My Personal Scorecard After Actually Doing the Work

After living inside this process, my scoring system changed completely. I stopped measuring success in terms of polish or uniqueness and started measuring it in terms of sustainability. Could the character hold up if revisited weeks later? Could I imagine them failing? Could I imagine them being ignored by the world instead of centered within it?

From that lens, here’s how I honestly evaluate the experience:

  • Creative depth potential: Very high
    The system rewards restraint and thoughtfulness more than raw imagination.
  • Beginner friendliness: Superficial
    It’s easy to start, but hard to progress meaningfully without self-awareness.
  • Tool reliability: Inconsistent
    No single tool carries the process. Everything requires supplementation.
  • Community literacy requirement: High
    Understanding unspoken norms matters as much as design skill.
  • Personal satisfaction: Earned, not guaranteed
    Fulfillment comes from revision, not completion.

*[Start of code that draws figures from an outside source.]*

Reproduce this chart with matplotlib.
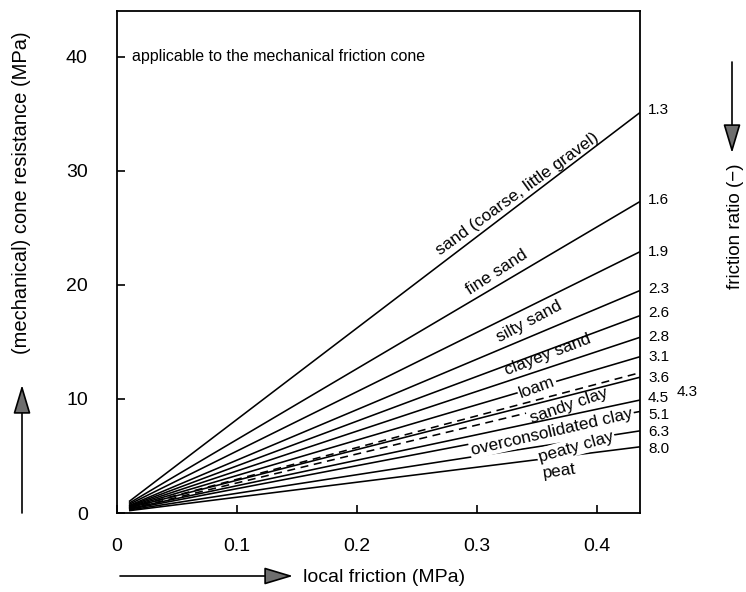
import matplotlib
matplotlib.use("Agg")
import matplotlib.pyplot as plt
from matplotlib.patches import FancyArrowPatch
from matplotlib.transforms import blended_transform_factory

plt.rcParams['font.family'] = ['Liberation Sans', 'DejaVu Sans']

# ---- data ----
ratio_labels = ['1.3', '1.6', '1.9', '2.3', '2.6', '2.8', '3.1', '3.6', '4.5', '5.1', '6.3', '8.0']
fs_start = 0.01
fs_end = 0.436
q_start = [1.0, 0.85, 0.75, 0.65, 0.6, 0.55, 0.5, 0.45, 0.38, 0.32, 0.26, 0.2]
q_end = [35.1, 27.3, 22.9, 19.5, 17.3, 15.4, 13.7, 11.9, 9.9, 8.9, 7.2, 5.8]
ratio_label_q = [35.3, 27.4, 22.9, 19.6, 17.5, 15.4, 13.7, 11.85, 10.05, 8.55, 7.1, 5.65]

dash_fs = [[0.01, 0.4325], [0.01, 0.341]]
dash_q = [[0.45, 12.2], [0.35, 8.75]]
extra_label = '4.3'
extra_label_q = 10.6

soil_names = ['sand (coarse, little gravel)', 'fine sand', 'silty sand', 'clayey sand',
              'loam', 'sandy clay', 'overconsolidated clay', 'peaty clay', 'peat']
soil_fs = [0.334, 0.317, 0.344, 0.359, 0.350, 0.377, 0.3625, 0.3825, 0.369]
soil_q = [28.0, 21.1, 16.75, 13.86, 11.05, 9.39, 7.1, 5.8, 3.7]
soil_rot = [36, 33, 28, 21, 20, 19, 13, 16, 8]
soil_mask = [False, False, False, False, True, False, True, True, False]

x_ticks = [0, 0.1, 0.2, 0.3, 0.4]
x_ticklabels = ['0', '0.1', '0.2', '0.3', '0.4']
y_ticks = [0, 10, 20, 30, 40]
y_ticklabels = ['0', '10', '20', '30', '40']

W, H = 746, 592
fig = plt.figure(figsize=(W / 100, H / 100), dpi=100)
ax = fig.add_axes([117 / W, 1 - 513 / H, (640 - 117) / W, (513 - 11) / H])
ax.set_xlim(0, 0.436)
ax.set_ylim(0, 44.0)

for qs, qe in zip(q_start, q_end):
    ax.plot([fs_start, fs_end], [qs, qe], color='black', lw=1.15, solid_capstyle='butt')
for xs, ys in zip(dash_fs, dash_q):
    ax.plot(xs, ys, color='black', lw=1.15, linestyle=(0, (5, 3.5)))

for name, x, y, r, m in zip(soil_names, soil_fs, soil_q, soil_rot, soil_mask):
    kw = {}
    if m:
        kw['bbox'] = dict(fc='white', ec='none', pad=1.0)
    ax.text(x, y, name, rotation=r, ha='center', va='center', fontsize=12.3,
            rotation_mode='anchor', **kw)

ax.text(0.0125, 40.0, 'applicable to the mechanical friction cone', ha='left', va='center',
        fontsize=11.5)

trans = blended_transform_factory(ax.transAxes, ax.transData)
for lab, q in zip(ratio_labels, ratio_label_q):
    ax.text(1 + 8 / 523, q, lab, transform=trans, ha='left', va='center', fontsize=11,
            clip_on=False)
ax.text(1 + 37 / 523, extra_label_q, extra_label, transform=trans, ha='left', va='center',
        fontsize=11, clip_on=False)

ax.set_xticks(x_ticks)
ax.set_xticklabels(x_ticklabels)
ax.set_yticks(y_ticks)
ax.set_yticklabels(y_ticklabels)
ax.tick_params(direction='in', length=6, width=1.2, labelsize=14)
ax.tick_params(axis='x', pad=18)
ax.tick_params(axis='y', pad=21)
for s in ax.spines.values():
    s.set_linewidth(1.3)

fig.text(22 / W, 1 - 193 / H, '(mechanical) cone resistance (MPa)', rotation=90,
         ha='center', va='center', fontsize=14.5)
fig.text(303 / W, 1 - 577 / H, 'local friction (MPa)', ha='left', va='center', fontsize=14)
fig.text(736 / W, 1 - 226 / H, 'friction ratio (\u2212)', rotation=90, ha='center',
         va='center', fontsize=13.5)


def farrow(x0, y0, x1, y1):
    a = FancyArrowPatch((x0 / W, 1 - y0 / H), (x1 / W, 1 - y1 / H), transform=fig.transFigure,
                        arrowstyle='-|>,head_length=1.5,head_width=0.45', mutation_scale=12,
                        ec='black', fc='#6e6e6e', lw=1.2, shrinkA=0, shrinkB=0)
    fig.add_artist(a)


farrow(22, 513, 22, 385)
farrow(120, 576, 293, 576)
farrow(732, 62, 732, 153)

fig.savefig('out.png', dpi=100)
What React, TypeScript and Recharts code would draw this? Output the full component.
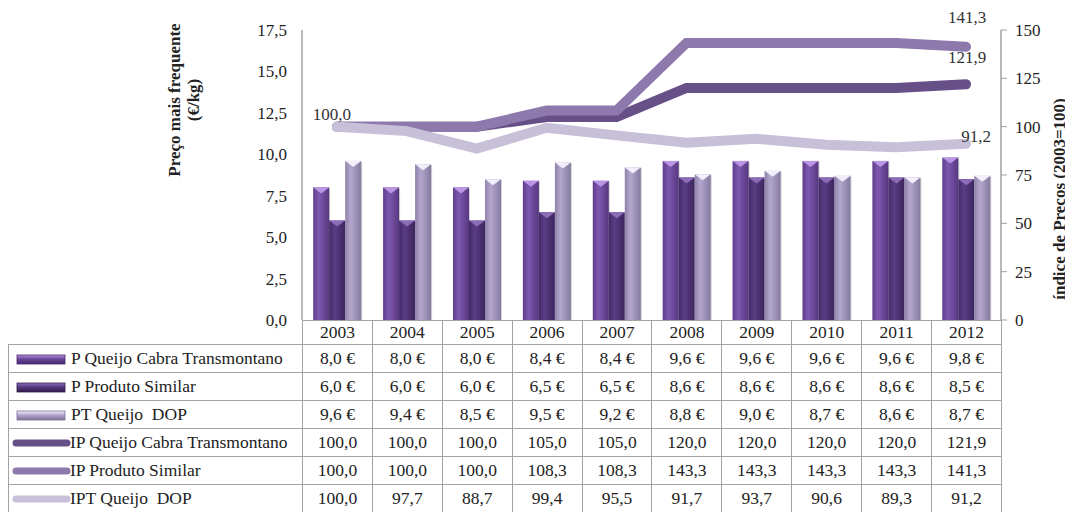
import React from 'react'
import {ComposedChart, Bar, Line, XAxis, YAxis, LabelList} from 'recharts'

const years = ['2003', '2004', '2005', '2006', '2007', '2008', '2009', '2010', '2011', '2012']
const pQueijo = [8.0, 8.0, 8.0, 8.4, 8.4, 9.6, 9.6, 9.6, 9.6, 9.8]
const pSimilar = [6.0, 6.0, 6.0, 6.5, 6.5, 8.6, 8.6, 8.6, 8.6, 8.5]
const ptDop = [9.6, 9.4, 8.5, 9.5, 9.2, 8.8, 9.0, 8.7, 8.6, 8.7]
const ipQueijo = [100, 100, 100, 105, 105, 120, 120, 120, 120, 121.9]
const ipSimilar = [100, 100, 100, 108.3, 108.3, 143.3, 143.3, 143.3, 143.3, 141.3]
const iptDop = [100, 97.7, 88.7, 99.4, 95.5, 91.7, 93.7, 90.6, 89.3, 91.2]
const priceTicks = [0, 2.5, 5, 7.5, 10, 12.5, 15, 17.5]
const indexTicks = [0, 25, 50, 75, 100, 125, 150]

const data = years.map((year, i) => ({
  year,
  pQueijo: pQueijo[i],
  pSimilar: pSimilar[i],
  ptDop: ptDop[i],
  ipQueijo: ipQueijo[i],
  ipSimilar: ipSimilar[i],
  iptDop: iptDop[i],
}))

const font = '"Liberation Serif", "DejaVu Serif", "Times New Roman", serif'
const comma = (v: number) => v.toFixed(1).replace('.', ',')

const barStyles: Record<string, {g: string; tip: string}> = {
  a: {g: 'gA', tip: '#b995e4'},
  b: {g: 'gB', tip: '#8c6cb8'},
  c: {g: 'gC', tip: '#f3eefc'},
}

const makeBar = (key: string) => (props: any) => {
  const {x, y, width, height} = props
  if (!height || height <= 0) return null
  const s = barStyles[key]
  return (
    <g>
      <rect x={x + 1} y={y + 1} width={width} height={height - 1} fill="rgba(0,0,0,0.18)" />
      <rect x={x} y={y} width={width} height={height} fill={`url(#${s.g})`} />
      <polygon points={`${x},${y} ${x + width},${y} ${x + width / 2},${y + 6}`} fill={s.tip} />
    </g>
  )
}

const labelAt = (idx: number, dx: number, dy: number) => (props: any) => {
  const {x, y, value, index} = props
  if (index !== idx) return null
  return (
    <text x={x + dx} y={y + dy} textAnchor="middle" dominantBaseline="central" fontSize={17} fill="#333" style={{fontFamily: font}}>
      {comma(Number(value))}
    </text>
  )
}

const rows = [
  {name: 'P Queijo Cabra Transmontano', values: pQueijo, kind: 'bar', c1: '#b593e0', c2: '#6a4597', c3: '#45286e', euro: true},
  {name: 'P Produto Similar', values: pSimilar, kind: 'bar', c1: '#8e6fbb', c2: '#553a80', c3: '#2f1c4b', euro: true},
  {name: 'PT Queijo  DOP', values: ptDop, kind: 'bar', c1: '#f4effc', c2: '#b2a6cc', c3: '#7d7197', euro: true},
  {name: 'IP Queijo Cabra Transmontano', values: ipQueijo, kind: 'line', c1: '#674f87', euro: false},
  {name: 'IP Produto Similar', values: ipSimilar, kind: 'line', c1: '#8e79ac', euro: false},
  {name: 'IPT Queijo  DOP', values: iptDop, kind: 'line', c1: '#c8c0d8', euro: false},
]

const border = '1px solid #a3a3a3'

const Swatch = ({row, i}: {row: any; i: number}) => {
  if (row.kind === 'bar') {
    return (
      <svg width={52} height={12} style={{position: 'absolute', left: 7, top: 9}}>
        <defs>
          <linearGradient id={`sw${i}`} x1="0" y1="0" x2="0" y2="1">
            <stop offset="0%" stopColor={row.c1} />
            <stop offset="45%" stopColor={row.c2} />
            <stop offset="100%" stopColor={row.c3} />
          </linearGradient>
        </defs>
        <rect x={1} y={1} width={48} height={9} fill={`url(#sw${i})`} stroke={row.c3} strokeWidth={0.8} />
      </svg>
    )
  }
  return (
    <svg width={60} height={12} style={{position: 'absolute', left: 2, top: 8}}>
      <line x1={5} y1={6} x2={56} y2={6} stroke={row.c1} strokeWidth={7} strokeLinecap="round" />
    </svg>
  )
}

const App = () => {
  const tick = {fill: '#222', fontSize: 17, style: {fontFamily: font}}
  return (
    <div style={{position: 'relative', width: 1057, height: 504, fontFamily: font, color: '#222'}}>
      <ComposedChart width={1057} height={340} data={data} margin={{top: 22, right: 0, bottom: 28, left: 0}} barCategoryGap="16%" barGap={0} style={{overflow: 'visible'}}>
        <defs>
          <linearGradient id="gA" x1="0" y1="0" x2="1" y2="0">
            <stop offset="0%" stopColor="#5e3c8a" />
            <stop offset="35%" stopColor="#7f58b0" />
            <stop offset="100%" stopColor="#573780" />
          </linearGradient>
          <linearGradient id="gB" x1="0" y1="0" x2="1" y2="0">
            <stop offset="0%" stopColor="#432a68" />
            <stop offset="35%" stopColor="#5a3d84" />
            <stop offset="100%" stopColor="#3c255d" />
          </linearGradient>
          <linearGradient id="gC" x1="0" y1="0" x2="1" y2="0">
            <stop offset="0%" stopColor="#8f82aa" />
            <stop offset="35%" stopColor="#b3a7cd" />
            <stop offset="100%" stopColor="#857a9f" />
          </linearGradient>
        </defs>
        <XAxis dataKey="year" hide />
        <YAxis
          yAxisId="p"
          width={294}
          domain={[0, 17.5]}
          ticks={priceTicks}
          tickFormatter={(v: number) => comma(v)}
          tickLine={false}
          tickSize={0}
          tickMargin={15}
          axisLine={{stroke: '#a0a0a0', strokeWidth: 1.5}}
          tick={tick}
          interval={0}
        />
        <YAxis
          yAxisId="i"
          orientation="right"
          width={64}
          domain={[0, 150]}
          ticks={indexTicks}
          tickLine={{stroke: '#a0a0a0'}}
          tickSize={6}
          tickMargin={8}
          axisLine={{stroke: '#a0a0a0', strokeWidth: 1.5}}
          tick={tick}
          interval={0}
        />
        <Bar yAxisId="p" dataKey="pQueijo" shape={makeBar('a')} isAnimationActive={false} />
        <Bar yAxisId="p" dataKey="pSimilar" shape={makeBar('b')} isAnimationActive={false} />
        <Bar yAxisId="p" dataKey="ptDop" shape={makeBar('c')} isAnimationActive={false} />
        <Line yAxisId="i" dataKey="ipQueijo" stroke="#674f87" strokeWidth={10} strokeLinecap="round" strokeLinejoin="miter" dot={false} activeDot={false} isAnimationActive={false}>
          <LabelList dataKey="ipQueijo" content={labelAt(9, 1, -27)} />
        </Line>
        <Line yAxisId="i" dataKey="ipSimilar" stroke="#8e79ac" strokeWidth={10} strokeLinecap="round" strokeLinejoin="miter" dot={false} activeDot={false} isAnimationActive={false}>
          <LabelList dataKey="ipSimilar" content={labelAt(9, 1, -29)} />
        </Line>
        <Line yAxisId="i" dataKey="iptDop" stroke="#c8c0d8" strokeWidth={10} strokeLinecap="round" strokeLinejoin="miter" dot={false} activeDot={false} isAnimationActive={false}>
          <LabelList dataKey="iptDop" content={labelAt(0, -5, -12)} />
          <LabelList dataKey="iptDop" content={labelAt(9, 10, -7)} />
        </Line>
      </ComposedChart>

      <div style={{position: 'absolute', left: 176, top: 92, transform: 'translate(-50%, -50%) rotate(-90deg)', whiteSpace: 'nowrap', textAlign: 'center', fontWeight: 'bold', fontSize: 17, lineHeight: '19px'}}>
        Preço mais frequente
        <br />
        (€/kg)
      </div>
      <div style={{position: 'absolute', left: 1052, top: 191, transform: 'translate(-50%, -50%) rotate(-90deg)', whiteSpace: 'nowrap', fontWeight: 'bold', fontSize: 17, lineHeight: '18px'}}>
        índice de Preços (2003=100)
      </div>

      <table style={{position: 'absolute', left: 0, top: 312, borderCollapse: 'collapse', tableLayout: 'fixed', width: 993, fontSize: 17.5, fontFamily: font}}>
        <colgroup>
          <col style={{width: 294}} />
          {years.map(y => (
            <col key={y} style={{width: 69.9}} />
          ))}
        </colgroup>
        <tbody>
          <tr style={{height: 24}}>
            <td style={{padding: 0}} />
            {years.map(y => (
              <td key={y} style={{border, textAlign: 'center', padding: 0, background: '#fff'}}>
                {y}
              </td>
            ))}
          </tr>
          {rows.map((row, i) => (
            <tr key={row.name} style={{height: 28}}>
              <td style={{border, padding: 0, position: 'relative', whiteSpace: 'pre', background: '#fff'}}>
                <Swatch row={row} i={i} />
                <span style={{paddingLeft: row.kind === 'bar' ? 62 : 61}}>{row.name}</span>
              </td>
              {row.values.map((v, j) => (
                <td key={j} style={{border, textAlign: 'center', padding: 0, background: '#fff'}}>
                  {row.euro ? `${comma(v)} €` : comma(v)}
                </td>
              ))}
            </tr>
          ))}
        </tbody>
      </table>
    </div>
  )
}

export default App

Overall, the experience rewards patience more than talent. Skill helps, but patience decides whether the character survives beyond its first draft. The longer I worked within that reality, the more respect I developed for both the world and the people quietly maintaining its standards.

Final Reflection: OC Creation Is a Test of Patience, Not Talent

What stayed with me after all this wasn’t pride,  it was respect. Respect for the designers who made Dandy’s World feel cohesive. Respect for the community that quietly enforces standards. Respect for the process itself.

A good OC isn’t impressive because it’s complex. It’s impressive because it knows when to stop.

That’s the lesson no tool teaches, and the one that matters most.